I would like to pull a couple of things from the interview and point them out here:
Richard Cohen cites anecdotal evidence, ie his own marriage, as scientific proof that gayness can be cured. I’m sorry, but a case study of 1 is hardly scientific proof. It only proves that he is either bisexual or lying to himself and others.
He cites his own bonding issues with his father for his sexual orientation. Um, no. It only means he has had issues with his father. Nothing more, nothing less.
These reasons for “making one gay” are nlaughable and nothing short than insulting and not rooted in any fact:
Thanks for bringing this over, Obie.
I recently had a conversation with a pastor of a local Lutheran church from a more conservative persuasion.
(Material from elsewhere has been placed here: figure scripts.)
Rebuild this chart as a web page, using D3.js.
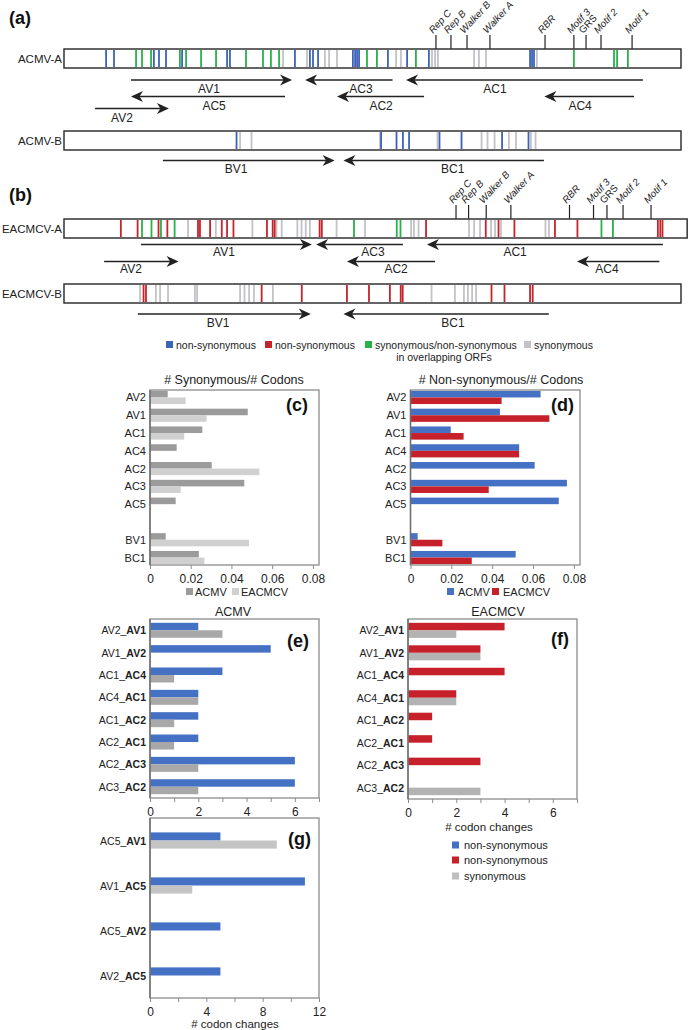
<!DOCTYPE html>
<html>
<head>
<meta charset="utf-8">
<script src="https://cdn.jsdelivr.net/npm/d3@7"></script>
<style>
body { margin: 0; background: #fff; }
svg { font-family: "Liberation Sans", Arial, sans-serif; }
</style>
</head>
<body>
<script>
// ---- genome tracks: positions (nt) of codon changes ----
var acmvA_nonsyn = [191,227,408,431,463,536,740,753,1048,1116,1130,1153,1311,1321,1330,1339,1470,1557,1656,2115,2124,2133];
var acmvA_overlap = [327,354,395,526,554,622,690,826,903,939,976,1375,1420,1597,2314,2496,2510,2559];
var acmvA_syn = [994,1103,1184,1203,1239,1507,1529,1670,1684,1697,1861,1883,1915,2146];

var acmvB_nonsyn = [783,1439,1509,1538,1566,1704,1804,1988,2108];
var acmvB_syn = [799,851,1434,1695,1895,1922,1954,2019,2051,2119,2140];

var eacA_nonsyn = [258,334,429,469,608,617,663,716,740,769,921,947,956,1160,1170,1643,1914,1972,2044,2228,2330,2695,2706,2716];
var eacA_overlap = [354,397,440,502,1316,1510,1527,2439,2491];
var eacA_syn = [563,689,855,964,988,1059,1078,1097,1116,1237,1366,1575,1588,1609,1838,1861,1888,1938,1956,1983,2185,2201];

var eacB_nonsyn = [361,372,897,1079,1284,1384,1479,1528,1537,1940,1999,2115,2127];
var eacB_syn = [345,417,436,472,594,604,799,819,840,862,948,1668,1774,1815,1833,1852,1870];

// motifs in Rep (AC1)
var motifNames = ["Rep C","Rep B","Walker B","Walker A","RBR","Motif 3","GRS","Motif 2","Motif 1"];
var acmvA_motifs = [1688,1756,1829,1933,2183,2314,2369,2437,2578];
var eacA_motifs = [1779,1836,1916,2028,2294,2403,2464,2537,2664];

// ORFs: name, start, end, label anchor (nt)
var acmvA_genes = [["AV1",304,1035,658],["AC3",1491,1094,1348],["AC1",2627,1552,1956],
                   ["AC5",1003,304,681],["AC2",1634,1239,1439],["AC4",2587,2180,2342],["AV2",141,476,263]];
var acmvB_genes = [["BV1",449,1228,781],["BC1",2178,1268,1764]];
var eacA_genes = [["AV1",349,1125,726],["AC3",1538,1144,1402],["AC1",2718,1647,2047],
                  ["AV2",182,520,304],["AC2",1684,1284,1507],["AC4",2702,2328,2464]];
var eacB_genes = [["BV1",335,1120,699],["BC1",2200,1268,1765]];

// ---- (c) / (d) ----
var orfs = ["AV2","AV1","AC1","AC4","AC2","AC3","AC5"," ","BV1","BC1"];
var syn_acmv = [0.0087,0.048,0.0257,0.0131,0.0303,0.0463,0.0126,null,0.0077,0.024];
var syn_eacmcv = [0.0175,0.0278,0.0168,0,0.0537,0.0151,0,null,0.0486,0.0267];
var nonsyn_acmv = [0.0637,0.0438,0.0197,0.0532,0.0608,0.0766,0.0726,null,0.0035,0.0515];
var nonsyn_eacmcv = [0.0446,0.068,0.026,0.0532,0,0.0383,0,null,0.0156,0.03];

// ---- (e) / (f) / (g) overlapping ORF pairs ----
var pairs = [["AV2","AV1"],["AV1","AV2"],["AC1","AC4"],["AC4","AC1"],["AC1","AC2"],["AC2","AC1"],["AC2","AC3"],["AC3","AC2"]];
var acmv_ns = [2,5,3,2,2,2,6,6];
var acmv_s = [3,0,1,2,1,1,2,2];
var eac_ns = [4,3,4,2,1,1,3,0];
var eac_s = [2,3,0,2,0,0,0,3];
var pairsAC5 = [["AC5","AV1"],["AV1","AC5"],["AC5","AV2"],["AV2","AC5"]];
var ac5_ns = [5,11,5,5];
var ac5_s = [9,3,0,0];

var BLUE = "#3d62b7", RED = "#c4242c", GREEN = "#27b24a", GREY = "#c2c2c8";
var BARBLUE = "#4571c4", BARRED = "#c6212b";

var svg = d3.select("body").append("svg")
    .attr("width", 689)
    .attr("height", 1030);

var x = d3.scaleLinear().domain([0, 2800]).range([64, 681]);

function panelLabel(t, px, py) {
  svg.append("text").attr("x", px).attr("y", py)
    .attr("font-size", 18).attr("font-weight", "bold").attr("fill", "#111").text(t);
}

function track(name, top, len, marks) {
  var h = 19;
  svg.append("text").attr("x", 62).attr("y", top + h / 2 + 4)
    .attr("text-anchor", "end").attr("font-size", 11.5).attr("fill", "#222").text(name);
  marks.forEach(function(m) {
    svg.append("g").selectAll("line").data(m.pos).enter().append("line")
      .attr("x1", function(d) { return x(d); }).attr("x2", function(d) { return x(d); })
      .attr("y1", top + 1).attr("y2", top + h - 1)
      .attr("stroke", m.color).attr("stroke-width", 1.8);
  });
  svg.append("rect").attr("x", x(0)).attr("y", top).attr("width", x(len) - x(0)).attr("height", h)
    .attr("fill", "none").attr("stroke", "#333").attr("stroke-width", 1.5);
}

function motifs(pos, top) {
  var g = svg.append("g");
  pos.forEach(function(p, i) {
    g.append("line").attr("x1", x(p)).attr("x2", x(p)).attr("y1", top - 14).attr("y2", top)
      .attr("stroke", "#222").attr("stroke-width", 1.2);
    g.append("text")
      .attr("transform", "translate(" + (x(p) - 3) + "," + (top - 15) + ") rotate(-47)")
      .attr("font-size", 9.8).attr("font-style", motifNames[i] == "GRS" ? "normal" : "italic")
      .attr("fill", "#222").text(motifNames[i]);
  });
}

function genes(list, rows, rowY, labelDy) {
  list.forEach(function(d) {
    var y = rowY[rows[d[0]]];
    var x0 = x(d[1]), x1 = x(d[2]);
    var dir = x1 > x0 ? 1 : -1;
    svg.append("line").attr("x1", x0).attr("x2", x1 - dir * 8).attr("y1", y).attr("y2", y)
      .attr("stroke", "#222").attr("stroke-width", 1.5);
    svg.append("path")
      .attr("d", "M" + x1 + "," + y + "L" + (x1 - dir * 12) + "," + (y - 5.5) +
        "L" + (x1 - dir * 8.5) + "," + y + "L" + (x1 - dir * 12) + "," + (y + 5.5) + "Z")
      .attr("fill", "#222");
    svg.append("text").attr("x", x(d[3])).attr("y", y + labelDy)
      .attr("text-anchor", "middle").attr("font-size", 12).attr("fill", "#222").text(d[0]);
  });
}

// (a)
panelLabel("(a)", 9, 24);
motifs(acmvA_motifs, 49);
track("ACMV-A", 49, 2800, [{pos: acmvA_syn, color: GREY}, {pos: acmvA_overlap, color: GREEN}, {pos: acmvA_nonsyn, color: BLUE}]);
genes(acmvA_genes, {AV1: 0, AC3: 0, AC1: 0, AC5: 1, AC2: 1, AC4: 1, AV2: 2}, [80, 96.5, 108.5], 13);
track("ACMV-B", 131, 2800, [{pos: acmvB_syn, color: GREY}, {pos: acmvB_nonsyn, color: BLUE}]);
genes(acmvB_genes, {BV1: 0, BC1: 0}, [160.5], 12.5);

// (b)
panelLabel("(b)", 9, 201);
motifs(eacA_motifs, 219);
track("EACMCV-A", 219, 2828, [{pos: eacA_syn, color: GREY}, {pos: eacA_overlap, color: GREEN}, {pos: eacA_nonsyn, color: RED}]);
genes(eacA_genes, {AV1: 0, AC3: 0, AC1: 0, AV2: 1, AC2: 1, AC4: 1}, [244.5, 261.5], 11.5);
track("EACMCV-B", 284, 2800, [{pos: eacB_syn, color: GREY}, {pos: eacB_nonsyn, color: RED}]);
genes(eacB_genes, {BV1: 0, BC1: 0}, [314], 12.5);

// legend for the tracks
var leg = [[BLUE, "non-synonymous", 166], [RED, "non-synonymous", 265], [GREEN, "synonymous/non-synonymous", 365], [GREY, "synonymous", 524]];
leg.forEach(function(l) {
  svg.append("rect").attr("x", l[2]).attr("y", 341).attr("width", 7).attr("height", 7).attr("fill", l[0]);
  svg.append("text").attr("x", l[2] + 10).attr("y", 348.5).attr("font-size", 10.5).attr("fill", "#222").text(l[1]);
});
svg.append("text").attr("x", 444).attr("y", 361).attr("text-anchor", "middle")
  .attr("font-size", 10.5).attr("fill", "#222").text("in overlapping ORFs");

// horizontal grouped bar chart
function barChart(o) {
  var g = svg.append("g");
  var xs = d3.scaleLinear().domain([0, o.max]).range([o.x0, o.x1]);
  var y = d3.scaleBand().domain(d3.range(o.cats.length)).range([o.y0, o.y1])
    .paddingInner(o.padIn).paddingOuter(o.padOut);
  var sub = d3.scaleBand().domain(d3.range(o.series.length)).range([0, y.bandwidth()]);
  o.series.forEach(function(s, si) {
    s.values.forEach(function(v, i) {
      if (!v) return;
      g.append("rect").attr("x", xs(0)).attr("y", y(i) + sub(si))
        .attr("width", xs(v) - xs(0)).attr("height", sub.bandwidth())
        .attr("fill", s.color);
    });
  });
  // frame
  g.append("rect").attr("x", o.x0).attr("y", o.y0).attr("width", o.x1 - o.x0).attr("height", o.y1 - o.y0)
    .attr("fill", "none").attr("stroke", "#8c8c8c").attr("stroke-width", 1.3);
  g.append("line").attr("x1", o.x0).attr("x2", o.x0).attr("y1", o.y0).attr("y2", o.y1)
    .attr("stroke", "#6e6e6e").attr("stroke-width", 1.4);
  // x axis
  var ax = g.append("g").attr("transform", "translate(0," + o.y1 + ")")
    .call(d3.axisBottom(xs).tickValues(o.ticks).tickSize(4).tickFormat(o.fmt));
  ax.select(".domain").remove();
  ax.selectAll("line").attr("stroke", "#8c8c8c");
  ax.selectAll("text").attr("font-size", 12).attr("fill", "#222").attr("dy", "0.9em")
    .attr("font-family", "Liberation Sans, Arial, sans-serif");
  // category labels
  o.cats.forEach(function(c, i) {
    if (c == " ") return;
    var t = g.append("text").attr("x", o.x0 - 4).attr("y", y(i) + y.bandwidth() / 2 + 4)
      .attr("text-anchor", "end").attr("font-size", o.labelSize).attr("fill", "#222");
    if (Array.isArray(c)) {
      t.append("tspan").text(c[0] + "_");
      t.append("tspan").attr("font-weight", "bold").text(c[1]);
    } else {
      t.text(c);
    }
  });
}

var fmtDec = function(d) { return d === 0 ? "0" : d3.format(".2f")(d); };

// (c)
svg.append("text").attr("x", 234).attr("y", 384).attr("text-anchor", "middle").attr("font-size", 12.5).attr("fill", "#222").text("# Synonymous/# Codons");
barChart({x0: 150, x1: 319, y0: 390, y1: 565, max: 0.083, cats: orfs, padIn: 0.26, padOut: 0.05, labelSize: 11,
  series: [{values: syn_acmv, color: "#9b9b9b"}, {values: syn_eacmcv, color: "#d0d0d0"}],
  ticks: [0, 0.02, 0.04, 0.06, 0.08], fmt: fmtDec});
panelLabel("(c)", 286, 411);
[["#9b9b9b", "ACMV", 186], ["#d0d0d0", "EACMCV", 232]].forEach(function(l) {
  svg.append("rect").attr("x", l[2]).attr("y", 588).attr("width", 7).attr("height", 7).attr("fill", l[0]);
  svg.append("text").attr("x", l[2] + 9).attr("y", 595.5).attr("font-size", 11).attr("fill", "#222").text(l[1]);
});

// (d)
svg.append("text").attr("x", 501).attr("y", 384).attr("text-anchor", "middle").attr("font-size", 12.5).attr("fill", "#222").text("# Non-synonymous/# Codons");
barChart({x0: 410.5, x1: 580, y0: 390, y1: 565, max: 0.083, cats: orfs, padIn: 0.26, padOut: 0.05, labelSize: 11,
  series: [{values: nonsyn_acmv, color: BARBLUE}, {values: nonsyn_eacmcv, color: BARRED}],
  ticks: [0, 0.02, 0.04, 0.06, 0.08], fmt: fmtDec});
panelLabel("(d)", 551, 411);
[[BARBLUE, "ACMV", 447], [BARRED, "EACMCV", 492]].forEach(function(l) {
  svg.append("rect").attr("x", l[2]).attr("y", 588).attr("width", 7).attr("height", 7).attr("fill", l[0]);
  svg.append("text").attr("x", l[2] + 11).attr("y", 595.5).attr("font-size", 11).attr("fill", "#222").text(l[1]);
});

// (e)
svg.append("text").attr("x", 233).attr("y", 616).attr("text-anchor", "middle").attr("font-size", 12.5).attr("fill", "#222").text("ACMV");
barChart({x0: 150, x1: 319, y0: 619, y1: 798, max: 7, cats: pairs, padIn: 0.33, padOut: 0.17, labelSize: 10.5,
  series: [{values: acmv_ns, color: BARBLUE}, {values: acmv_s, color: "#a8a8a8"}],
  ticks: d3.range(0, 8), fmt: function(d) { return d % 2 ? "" : d; }});
panelLabel("(e)", 287, 647);

// (f)
svg.append("text").attr("x", 498).attr("y", 616).attr("text-anchor", "middle").attr("font-size", 12.5).attr("fill", "#222").text("EACMCV");
barChart({x0: 408, x1: 577, y0: 619, y1: 799, max: 7, cats: pairs, padIn: 0.33, padOut: 0.17, labelSize: 10.5,
  series: [{values: eac_ns, color: BARRED}, {values: eac_s, color: "#b3b3b3"}],
  ticks: d3.range(0, 8), fmt: function(d) { return d % 2 ? "" : d; }});
panelLabel("(f)", 551, 645);
svg.append("text").attr("x", 489).attr("y", 831).attr("text-anchor", "middle").attr("font-size", 11.5).attr("fill", "#222").text("# codon changes");
[[BARBLUE, "non-synonymous", 845], [BARRED, "non-synonymous", 860], ["#bfbfbf", "synonymous", 876]].forEach(function(l) {
  svg.append("rect").attr("x", 452).attr("y", l[2] - 3.5).attr("width", 7).attr("height", 7).attr("fill", l[0]);
  svg.append("text").attr("x", 464).attr("y", l[2] + 4).attr("font-size", 11).attr("fill", "#222").text(l[1]);
});

// (g)
barChart({x0: 150, x1: 319, y0: 818, y1: 998, max: 12, cats: pairsAC5, padIn: 0.64, padOut: 0.32, labelSize: 10.5,
  series: [{values: ac5_ns, color: BARBLUE}, {values: ac5_s, color: "#c4c4c4"}],
  ticks: d3.range(0, 13, 2), fmt: function(d) { return d % 4 ? "" : d; }});
panelLabel("(g)", 288, 845);
svg.append("text").attr("x", 235).attr("y", 1028).attr("text-anchor", "middle").attr("font-size", 11.5).attr("fill", "#222").text("# codon changes");
</script>
</body>
</html>
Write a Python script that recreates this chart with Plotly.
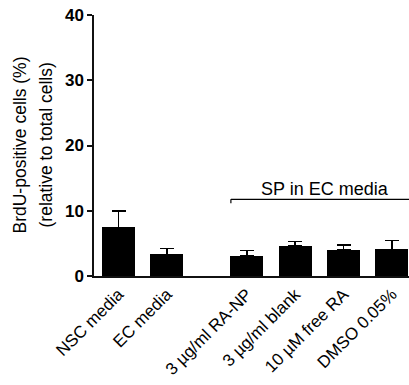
import plotly.graph_objects as go

categories = ["NSC media", "EC media", "3 µg/ml RA-NP", "3 µg/ml blank", "10 µM free RA", "DMSO 0.05%"]
values = [7.45, 3.32, 3.06, 4.65, 3.98, 4.08]
errors = [2.55, 0.87, 0.87, 0.66, 0.77, 1.38]
y_ticks = [0, 10, 20, 30, 40]
bracket_label = "SP in EC media"

# positions: first two bars, then a gap, then the SP group
GAP = 0.655
x_pos = [i if i < 2 else i + GAP for i in range(len(categories))]

FONT = "Arial, 'Liberation Sans', sans-serif"

fig = go.Figure()
fig.add_trace(go.Bar(
    x=x_pos, y=values, width=0.68,
    marker=dict(color="black", line=dict(width=0)),
    error_y=dict(type="data", array=errors, arrayminus=[0]*len(errors), symmetric=False,
                 color="black", thickness=1.5, width=7),
    showlegend=False,
))

# bracket over SP group
bx0 = x_pos[2] - 0.33
bx1 = 6.05
by = 11.75
fig.add_shape(type="line", x0=bx0, x1=bx1, y0=by, y1=by, xref="x", yref="y",
              line=dict(color="black", width=1.2))
fig.add_shape(type="line", x0=bx0, x1=bx0, y0=by, y1=by - 0.6, xref="x", yref="y",
              line=dict(color="black", width=1.2))
fig.add_annotation(x=4.27, y=by, xref="x", yref="y", text=bracket_label, showarrow=False,
                   yanchor="bottom", xanchor="center", yshift=-2,
                   font=dict(family=FONT, size=18, color="black"))

# y-axis title lines
fig.add_annotation(x=-75/315, y=0.5, xref="paper", yref="paper", text="BrdU-positive cells (%)",
                   showarrow=False, textangle=-90, xanchor="center", yanchor="middle",
                   font=dict(family=FONT, size=17.5, color="black"))
fig.add_annotation(x=-49/315, y=0.5, xref="paper", yref="paper", text="(relative to total cells)",
                   showarrow=False, textangle=-90, xanchor="center", yanchor="middle",
                   font=dict(family=FONT, size=17.5, color="black"))

fig.update_layout(
    width=409, height=385,
    margin=dict(l=94, r=0, t=15, b=109),
    paper_bgcolor="white", plot_bgcolor="white",
    font=dict(family=FONT, color="black"),
    bargap=0,
)
fig.update_xaxes(
    range=[-0.507, 6.01], tickmode="array", tickvals=x_pos, ticktext=categories,
    tickangle=-45, tickfont=dict(family=FONT, size=17, color="black"),
    showline=True, linecolor="#111", linewidth=1.5, ticks="", showgrid=False, zeroline=False,
)
fig.update_yaxes(
    range=[0, 40], tickvals=y_ticks, ticks="outside", ticklen=5, tickwidth=1.5, tickcolor="#111",
    tickfont=dict(family=FONT, size=17, color="black", weight="bold"),
    showline=True, linecolor="#111", linewidth=1.5, showgrid=False, zeroline=False,
)

fig.write_html("out.html")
He told me of a place where men and women who are gay can go and be cured. He thought I should refer people to this place as part of the addiction program we have here at Lost and Found Ministry. I visited this “treatment facilities” web site and it was very interesting. Several testimonials of how people “got straight through Jesus.” As I dug deeper into these story I leaned that when people graduate from the program they are allow occasional same sex encounters. Very strange, that would be like telling an alcoholic a drunk every now and then is ok.
Well now, ain’t that interesting. It has been my observation that lots of people with problems get “born again” and are over their problems for a while. A couple I knew when I was teaching became very strict Baptists. But what about their poor kids who were learning disabled from Fetal Alcohol syndrome. I never guessed that a good friend of my son was gay but then I didn’t know everything back then. The friend’s first crush was on a member of the boy’s swim team. He tried marriage to a WELS member girl but it didn’t work. He is very happily partnered now. Another man I know of was “saved ” by a Baptist group when he was in jail. He went straight for awhile but is now back in jail because he stole something again.
I sound kind of cynical about the “Born Again” cures. Coupled with continued therapy or AA this might work for some things. With gays I doubt it would be able to do anything but make them celebate for a while.
Being “Born Again” can be a strong incentive to try to change whatever “sin” is the trouble but after while that strong incentive wears off or the person finds that all the other people in the church or group are human after all. Or new temptations enter in and the Born Again person just takes up a new version of old behavior. My best wishes to anyone who thinks they can get Jesus Christ to change someone permanently. Maybe it works sometimes.
I have found the “born again” language to be a stumbling block to people in addiction and in Recovery who are working on their spirituality. “All you need is to know Jesus and you will be cured” just isn’t workable. If this were true Christians would never get cancer or have a car accident. One Sunday I asked the question at Recovery “just what does being born again mean to you?” The response was interesting, most responded along the line of “every time someone asks me if I am born again I turn them off.” It isn’t the Theological idea of being born again that bothers them, it is the fundamental overtone that the question has that turns them off, and so we use different language like “we are a new creation.”
Thanks Ray. The fundamentalist overtone is what bothers me too. It isn’t just that Jesus Christ can set you free but the you gotta do this, and this, and this, and this or you are not truly a Christian.
I have a crush on Rachel Madow, too, Obie! I was first introduced to her shortly after Obama received his Nobel nomination; she did a marvelous and eloquent piece that responded to all the vitriol that started spewing shortly after the news broke.